6. We review a sentence for substantive reasonableness "under a deferential abuse-of-discretion standard." Gall v. United States, 552 U.S. 38, 41 (2007); see United States v. Betts, 886 F.3d 198, 201 (2d Cir. 2018). "[W]hen conducting substantive review, we take into account the totality of the circumstances, giving due deference to the sentencing judge's exercise of discretion, and bearing in mind the institutional advantages of district courts." United States v. Cavera, 550 F.3d 180, 190 (2d Cir. 2008) (in banc). A sentence is substantively unreasonable "only if it cannot be located within the range of permissible decisions." United States v. Bonilla, 618 F.3d 102, 108 (2d Cir. 2010) (internal quotation marks and citations omitted). "[I]n the overwhelming majority of cases, a Guidelines sentence will fall comfortably within the broad range of sentences that would be reasonable in the particular circumstances." United States v. Fernandez, 443 F.3d 19, 27 (2d Cir. 2006), abrogated on other grounds by Rita v. United States, 551 U.S. 338, 364 (2007).
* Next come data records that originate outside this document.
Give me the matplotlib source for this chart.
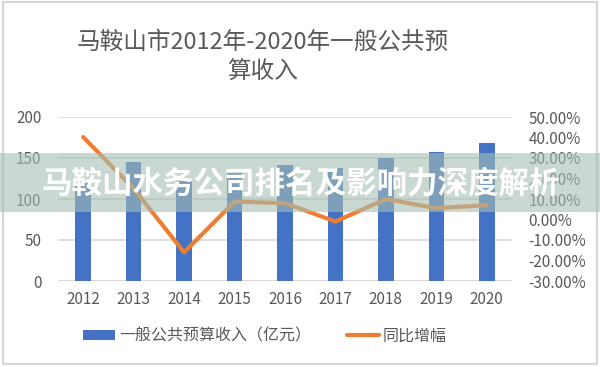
"""Ma'anshan general public budget revenue 2012-2020, bars + YoY growth line."""

import matplotlib
matplotlib.use("Agg")
import matplotlib.pyplot as plt
from matplotlib.lines import Line2D
from matplotlib.patches import Patch, Rectangle
from matplotlib.ticker import FuncFormatter

plt.rcParams["font.family"] = ["Noto Sans CJK SC", "DejaVu Sans"]

# --- data -------------------------------------------------------------------
YEARS = ["2012", "2013", "2014", "2015", "2016", "2017", "2018", "2019", "2020"]
REVENUE = [120, 145.5, 122, 132, 141, 137.5, 150, 157.5, 168.5]      # 亿元
GROWTH = [0.402, 0.15, -0.16, 0.087, 0.08, -0.01, 0.10, 0.055, 0.07]  # 同比

TITLE = "马鞍山市2012年-2020年一般公共预\n算收入"
BAR_LABEL = "一般公共预算收入（亿元）"
LINE_LABEL = "同比增幅"
BANNER = "马鞍山水务公司排名及影响力深度解析"

# --- palette -----------------------------------------------------------------
BLUE = "#4472c4"
ORANGE = "#ed7d31"
TEXT = "#595959"
GRID = "#d9d9d9"
BANNER_BG = "#a5beb2"

W, H = 600, 367


def fx(px):
    return px / W


def fy(py):
    return 1 - py / H


fig = plt.figure(figsize=(W / 100, H / 100), dpi=100)
fig.patch.set_facecolor("white")

ax = fig.add_axes([fx(58), fy(281), fx(512 - 58), (281 - 117) / H])
ax2 = ax.twinx()

xs = range(len(YEARS))
ax.bar(xs, REVENUE, width=0.31, color=BLUE, zorder=2)
ax2.plot(xs, GROWTH, color=ORANGE, linewidth=3, solid_capstyle="round",
         solid_joinstyle="round", zorder=3)

ax.set_xlim(-0.5, len(YEARS) - 0.5)
ax.set_ylim(0, 200)
ax.set_yticks(range(0, 201, 50))
ax2.set_ylim(-0.3, 0.5)
ax2.set_yticks([i / 10 for i in range(-3, 6)])
ax2.yaxis.set_major_formatter(FuncFormatter(lambda v, _: f"{v * 100:.2f}%"))
ax.set_xticks(list(xs), YEARS)

for a in (ax, ax2):
    for side in ("top", "right", "left", "bottom"):
        a.spines[side].set_visible(False)
    a.tick_params(length=0, colors=TEXT, labelsize=11)
ax.tick_params(axis="y", pad=12)
ax.tick_params(axis="x", pad=7)
ax2.tick_params(axis="y", pad=12)
ax.grid(axis="y", color=GRID, linewidth=1.2, zorder=0)
ax.set_axisbelow(True)
ax.axhline(0, color=GRID, linewidth=1.5, zorder=1)

fig.text(fx(263), fy(57), TITLE, ha="center", va="center", fontsize=17,
         color=TEXT, linespacing=1.4)

handles = [Patch(facecolor=BLUE, edgecolor="none"),
           Line2D([0], [0], color=ORANGE, linewidth=3, solid_capstyle="round")]
fig.legend(handles, [BAR_LABEL, LINE_LABEL], loc="center",
           bbox_to_anchor=(fx(265), fy(336)), ncol=2, frameon=False,
           fontsize=11.5, labelcolor=TEXT, handlelength=2.0, handleheight=0.55,
           handletextpad=0.25, columnspacing=2.2)

# outer frame
fig.patches.append(Rectangle((fx(3), fy(364)), fx(594), (364 - 2) / H,
                             transform=fig.transFigure, fill=False,
                             edgecolor="#d6d6d6", linewidth=1.5, zorder=5))

# overlay banner across the middle
fig.patches.append(Rectangle((0, fy(212)), 1, (212 - 153) / H,
                             transform=fig.transFigure, facecolor=BANNER_BG,
                             edgecolor="none", alpha=0.6, zorder=10))
fig.text(fx(301), fy(184), BANNER, ha="center", va="center", fontsize=22,
         fontweight="bold", color="white", zorder=11)

fig.savefig("out.png", dpi=100, facecolor="white")
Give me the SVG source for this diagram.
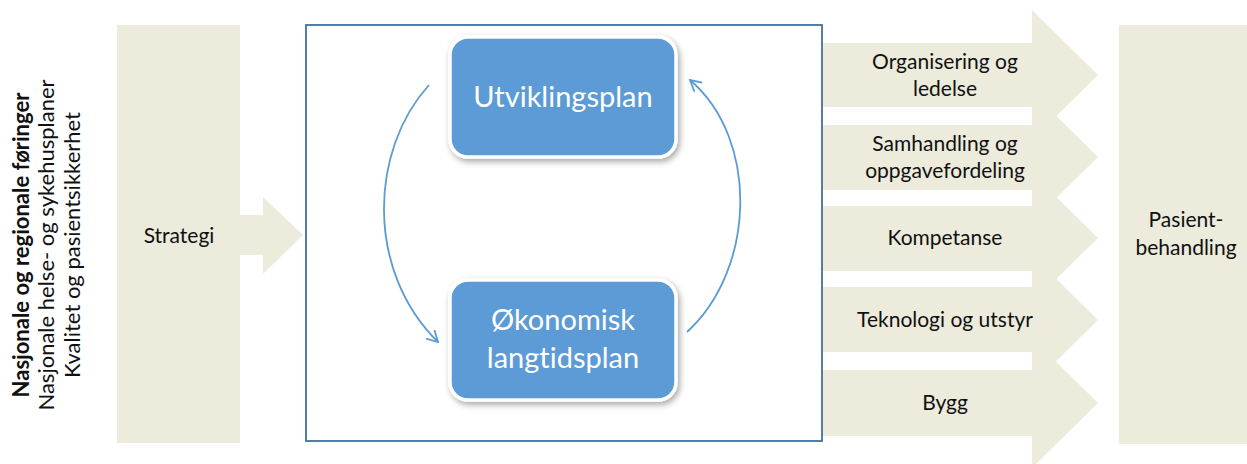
<svg xmlns="http://www.w3.org/2000/svg" width="1247" height="464" viewBox="0 0 1247 464">
<style>
.panel{fill:#ECEBDC}
.lbl{font-family:Lato,"Liberation Sans",sans-serif;font-size:21px;fill:#111;text-anchor:middle;font-variant-ligatures:none}
.side{font-family:Lato,"Liberation Sans",sans-serif;font-size:22px;fill:#111;text-anchor:middle;font-variant-ligatures:none}
.box{fill:#5B9BD5;stroke:#fff;stroke-width:3.5}
.boxt{font-family:Lato,"Liberation Sans",sans-serif;font-size:29px;fill:#fff;text-anchor:middle;font-variant-ligatures:none}
.arc{fill:none;stroke:#5B9BD5;stroke-width:1.8}
</style>
<defs>
<filter id="sh" x="-20%" y="-20%" width="140%" height="150%">
<feDropShadow dx="2" dy="3" stdDeviation="3" flood-color="#000" flood-opacity="0.35"/>
</filter>
<marker id="open" viewBox="0 0 14 14" refX="12" refY="7" markerWidth="14" markerHeight="14" markerUnits="userSpaceOnUse" orient="auto">
<path d="M1,1 L12,7 L1,13" fill="none" stroke="#5B9BD5" stroke-width="1.8"/>
</marker>
</defs>
<g id="side-text">
<text class="side" transform="translate(29,245) rotate(-90)" font-weight="bold">Nasjonale og regionale føringer</text>
<text class="side" transform="translate(54,245) rotate(-90)">Nasjonale helse- og sykehusplaner</text>
<text class="side" transform="translate(80,245) rotate(-90)">Kvalitet og pasientsikkerhet</text>
</g>
<g id="strategi">
<rect class="panel" x="117" y="25" width="123" height="418"/>
<path class="panel" d="M239,215 L263,215 L263,197 L303,235 L263,274 L263,255 L239,255 Z"/>
<text class="lbl" x="179" y="243">Strategi</text>
</g>
<g id="frame">
<rect x="306" y="25" width="516" height="416" fill="#fff" stroke="#41719C" stroke-width="1.8"/>
</g>
<g id="utviklingsplan">
<rect class="box" x="450" y="37" width="226" height="120" rx="18" filter="url(#sh)"/>
<text class="boxt" x="563" y="107">Utviklingsplan</text>
</g>
<g id="okonomisk">
<rect class="box" x="450" y="280" width="226" height="120" rx="18" filter="url(#sh)"/>
<text class="boxt" x="563" y="330">Økonomisk</text>
<text class="boxt" x="563" y="368">langtidsplan</text>
</g>
<g id="connectors">
<path class="arc" d="M429,85 C370,150 365,270 438,342" marker-end="url(#open)"/>
<path class="arc" d="M687,332 C755,270 760,140 690,80" marker-end="url(#open)"/>
</g>
<g id="arrows">
<g id="a1"><path class="panel" d="M823,43 L1032,43 L1032,10 L1098,75 L1032,140 L1032,107 L823,107 Z"/>
<text class="lbl" x="945" y="69">Organisering og</text><text class="lbl" x="945" y="96">ledelse</text></g>
<g id="a2"><path class="panel" d="M823,125 L1032,125 L1032,92 L1098,157 L1032,222 L1032,190 L823,190 Z"/>
<text class="lbl" x="945" y="151">Samhandling og</text><text class="lbl" x="945" y="178">oppgavefordeling</text></g>
<g id="a3"><path class="panel" d="M823,206 L1032,206 L1032,173 L1098,238 L1032,303 L1032,271 L823,271 Z"/>
<text class="lbl" x="945" y="245">Kompetanse</text></g>
<g id="a4"><path class="panel" d="M823,287 L1032,287 L1032,255 L1098,320 L1032,385 L1032,352 L823,352 Z"/>
<text class="lbl" x="945" y="327">Teknologi og utstyr</text></g>
<g id="a5"><path class="panel" d="M823,370 L1032,370 L1032,338 L1098,403 L1032,468 L1032,436 L823,436 Z"/>
<text class="lbl" x="945" y="410">Bygg</text></g>
</g>
<g id="pasient">
<rect class="panel" x="1119" y="25" width="128" height="419"/>
<text class="lbl" x="1186" y="227">Pasient-</text>
<text class="lbl" x="1186" y="255">behandling</text>
</g>
</svg>
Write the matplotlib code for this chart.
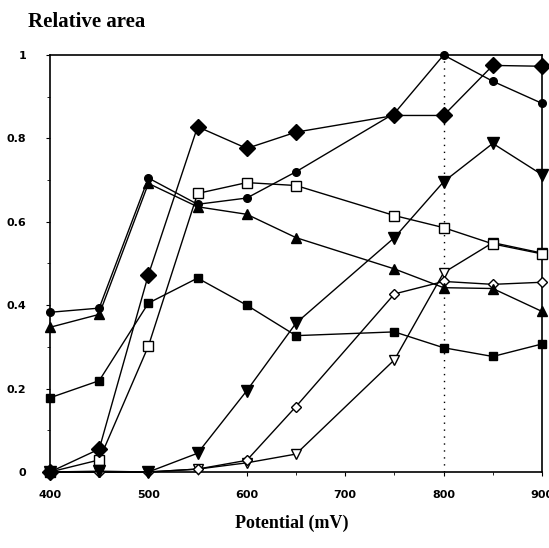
import matplotlib
matplotlib.use("Agg")
import matplotlib.pyplot as plt
from matplotlib.ticker import MultipleLocator

# potential (mV)
potential = [400, 450, 500, 550, 600, 650, 750, 800, 850, 900]

# relative area, one list per series
filled_circle = [0.383, 0.393, 0.705, 0.642, 0.657, 0.72, 0.86, 1.0, 0.937, 0.884]
filled_diamond = [0.0, 0.055, 0.473, 0.828, 0.776, 0.815, 0.855, 0.855, 0.975, 0.973]
open_square = [0.0, 0.029, 0.302, 0.668, 0.694, 0.687, 0.615, 0.586, 0.547, 0.523]
filled_triangle = [0.347, 0.378, 0.692, 0.636, 0.618, 0.562, 0.487, 0.442, 0.44, 0.385]
filled_square = [0.178, 0.219, 0.405, 0.465, 0.40, 0.327, 0.336, 0.298, 0.277, 0.307]
filled_down = [0.0, 0.002, 0.0, 0.045, 0.195, 0.357, 0.562, 0.696, 0.788, 0.713]
open_diamond = [0.0, 0.0, 0.0, 0.007, 0.028, 0.157, 0.427, 0.457, 0.45, 0.455]
open_down = [0.0, 0.0, 0.0, 0.007, 0.022, 0.043, 0.269, 0.478, 0.55, 0.525]

yticks = [0, 0.2, 0.4, 0.6, 0.8, 1]
ytick_labels = ["0", "0.2", "0.4", "0.6", "0.8", "1"]
xticks = [400, 500, 600, 700, 800, 900]

fig = plt.figure(figsize=(5.49, 5.48), dpi=100)
ax = fig.add_axes([50/549, 1-472/548, 492/549, 417/548])

ax.axvline(800, color="black", linestyle=(0, (1, 4)), linewidth=1.0, zorder=1)

common = dict(color="black", linewidth=1.0, clip_on=False, zorder=3)
ax.plot(potential, open_down, marker="v", markersize=7, markerfacecolor="white",
        markeredgecolor="black", **common)
ax.plot(potential, open_diamond, marker="D", markersize=5.5, markerfacecolor="white",
        markeredgecolor="black", **common)
ax.plot(potential, filled_square, marker="s", markersize=6, markerfacecolor="black", **common)
ax.plot(potential, filled_triangle, marker="^", markersize=7, markerfacecolor="black", **common)
ax.plot(potential, open_square, marker="s", markersize=6.5, markerfacecolor="white",
        markeredgecolor="black", **common)
ax.plot(potential, filled_down, marker="v", markersize=8, markerfacecolor="black", **common)
ax.plot(potential, filled_circle, marker="o", markersize=5.5, markerfacecolor="black", **common)
ax.plot(potential, filled_diamond, marker="D", markersize=8.5, markerfacecolor="black", **common)

ax.set_xlim(400, 900)
ax.set_ylim(0, 1.0)
ax.set_xticks(xticks)
ax.set_yticks(yticks)
ax.set_yticklabels(ytick_labels)
ax.yaxis.set_minor_locator(MultipleLocator(0.1))
ax.xaxis.set_minor_locator(MultipleLocator(50))

for sp in ax.spines.values():
    sp.set_linewidth(1.2)

ax.tick_params(axis="both", which="major", direction="out", length=3, width=0.8,
               labelsize=8)
ax.tick_params(axis="x", which="major", pad=10)
ax.tick_params(axis="y", which="major", pad=14)
ax.tick_params(axis="both", which="minor", direction="out", length=2, width=0.6)
for lab in ax.get_xticklabels() + ax.get_yticklabels():
    lab.set_fontweight("bold")

fig.text(28/549, 1-22/548, "Relative area", fontsize=15, fontweight="bold",
         family="Liberation Serif", ha="left", va="center")
fig.text(292/549, 1-523/548, "Potential (mV)", fontsize=13, fontweight="bold",
         family="Liberation Serif", ha="center", va="center")

fig.savefig("out.png", dpi=100)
Kloszewski was sentenced to the low end of the correctly calculated guideline range. Kloszewski argues that his age (58) and his arrest prior to completion of the conspiracies merit a below-guidelines sentence. But Kloszewski has an extensive criminal history, is a career offender, and has not been deterred by prior sentences for narcotics offenses. In any event, we owe "due deference" to the district court, and we ignore what weight we ourselves would give each factor. Gall, 552 U.S. at 51. The sentence is within the range of permissible decisions.
We have considered Kloszewski's remaining arguments and find them to be without merit. For the foregoing reasons, we AFFIRM the judgment of the district court.